На мой взгляд, присущий молодому монотеизму уровень абстракции мог появиться лишь в рамках государственной материальной культуры, обладавшей высоким — по тому времени — уровнем технологического контроля над природой. Этому условию удовлетворяли тогда лишь цивилизации, сформировавшиеся на берегах великих рек, то есть в Египте и в Месопотамии. Удивительный, беспримерный контакт иудейских изгнанников и их потомков с центром высокой культуры заложил, судя по всему, основу их новаторской концепции[179].
Этим отважным «образованцам» пришлось, как нередко бывает в ходе решающих интеллектуальных революций, дорабатывать и шлифовать свои радикальные идеи вне рамок традиционного культурного истеблишмента. Языковая изоляция и эмиграция некоторой их части в Ханаан под эгидой персидского имперского суверенитета дали им прекрасную возможность увильнуть от совершенно излишнего фронтального столкновения с враждебной правящей [персидской] жреческой кастой и придворными писцами, все еще поддерживавшими привычный политеизм. Таким образом, где-то на полпути между Ханааном и Вавилонией, с осторожной оглядкой в обе стороны, завершился первый этап долгого исторического перехода к теологической традиции совершенно нового типа.

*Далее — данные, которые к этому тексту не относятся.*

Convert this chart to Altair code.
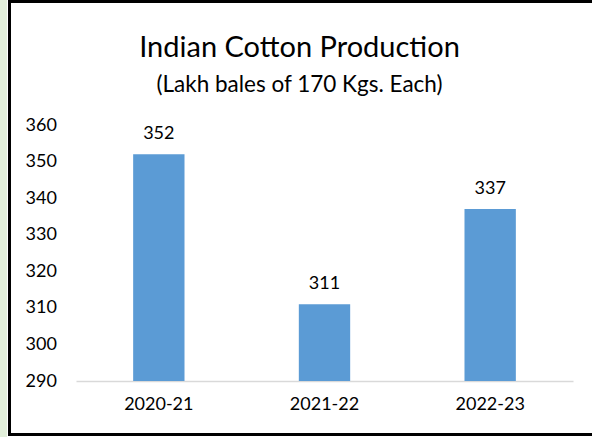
import altair as alt
import pandas as pd

seasons = ["2020-21", "2021-22", "2022-23"]
production = [352, 311, 337]
y_ticks = [290, 300, 310, 320, 330, 340, 350, 360]

df = pd.DataFrame({"season": seasons, "production": production})

FONT = "Lato"
W, H = 497, 256

x_enc = alt.X("season:N", sort=seasons, title=None,
              scale=alt.Scale(paddingInner=0.69, paddingOuter=0.345),
              axis=alt.Axis(labelAngle=0, labelFontSize=18, labelFont=FONT,
                            labelColor="#000000", ticks=False, domainColor="#D9D9D9",
                            domainWidth=1.5, labelPadding=14, grid=False))
y_enc = alt.Y("production:Q", title=None,
              scale=alt.Scale(domain=[290, 360], zero=False, nice=False),
              axis=alt.Axis(values=y_ticks, grid=False, domain=False, ticks=False,
                            labelOverlap=False, labelFontSize=18, labelFont=FONT,
                            labelColor="#000000", labelAlign="left", labelPadding=51))

base = alt.Chart(df)

bars = base.mark_bar(color="#5B9BD5", clip=True).encode(x=x_enc, y=y_enc)

labels = base.mark_text(font=FONT, fontSize=18, color="#000000", dy=-15,
                        baseline="alphabetic").encode(
    x=x_enc, y=y_enc, text=alt.Text("production:Q"))

green = base.mark_rect(color="#E2EFDA").encode(
    x=alt.value(-76), x2=alt.value(-69), y=alt.value(-125), y2=alt.value(312))
border = base.mark_rect(fill=None, stroke="#000000", strokeWidth=3).encode(
    x=alt.value(-66.5), x2=alt.value(530), y=alt.value(-123.5), y2=alt.value(309.5))

chart = alt.layer(green, border, bars, labels).properties(
    width=W, height=H,
    background="#FFFFFF",
    title=alt.Title("Indian Cotton Production",
                    subtitle="(Lakh bales of 170 Kgs. Each)",
                    font=FONT, fontSize=29, fontWeight="normal", color="#000000",
                    subtitleFont=FONT, subtitleFontSize=22.5, subtitleColor="#000000",
                    anchor="middle", dx=-25, offset=-96, subtitlePadding=11),
    padding={"left": 76, "top": 125, "right": 19, "bottom": 56},
    autosize=alt.AutoSizeParams(type="none"),
).configure_view(stroke="transparent", strokeWidth=0).configure_axis(
    grid=False, labelOverlap=False
)

chart.save("out.html", embed_options={"renderer": "svg", "actions": False})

Крошечный Иерусалим V века до н. э. стал убежищем для колонии этих необычайных интеллектуалов[180]. Некоторые из них, насколько можно судить, остались в Вавилонии и оказывали эмигрантам материальную и духовную поддержку, сильно способствовавшую созданию революционного литературно-теологического корпуса. Ханаан, таким образом, превратился в духовный плацдарм вероучения, родившегося в северной части Плодородного полумесяца и столкнувшегося теперь с культурами Средиземноморья. Иерусалим стал его первой остановкой в грандиозном (иудейском-христианском-мусульманском) походе, результатом которого — в отдаленном будущем — станет завоевание значительной части земного шара.
С принятием этой гипотезы рассказы о зарождении монотеизма вне Обетованной страны становятся гораздо более логичными и понятными. Литературные образы Авраама и Моисея, импортировавших в Ханаан веру в единого бога, были мифологическим воспроизведением реальной эмиграции носителей вавилонских вероучений, начавших прибывать в страну в V веке до н. э. Основоположники западного монотеизма V и IV веков до н. э. — быть может, самого фантастического периода в истории мировой культуры, когда в разных частях земного шара почти одновременно появились, среди прочего, греческие философия и драма, буддизм и конфуцианство[181], — собрались в крошечном Иерусалиме и занялись отращиванием крыльев для нового вероучения.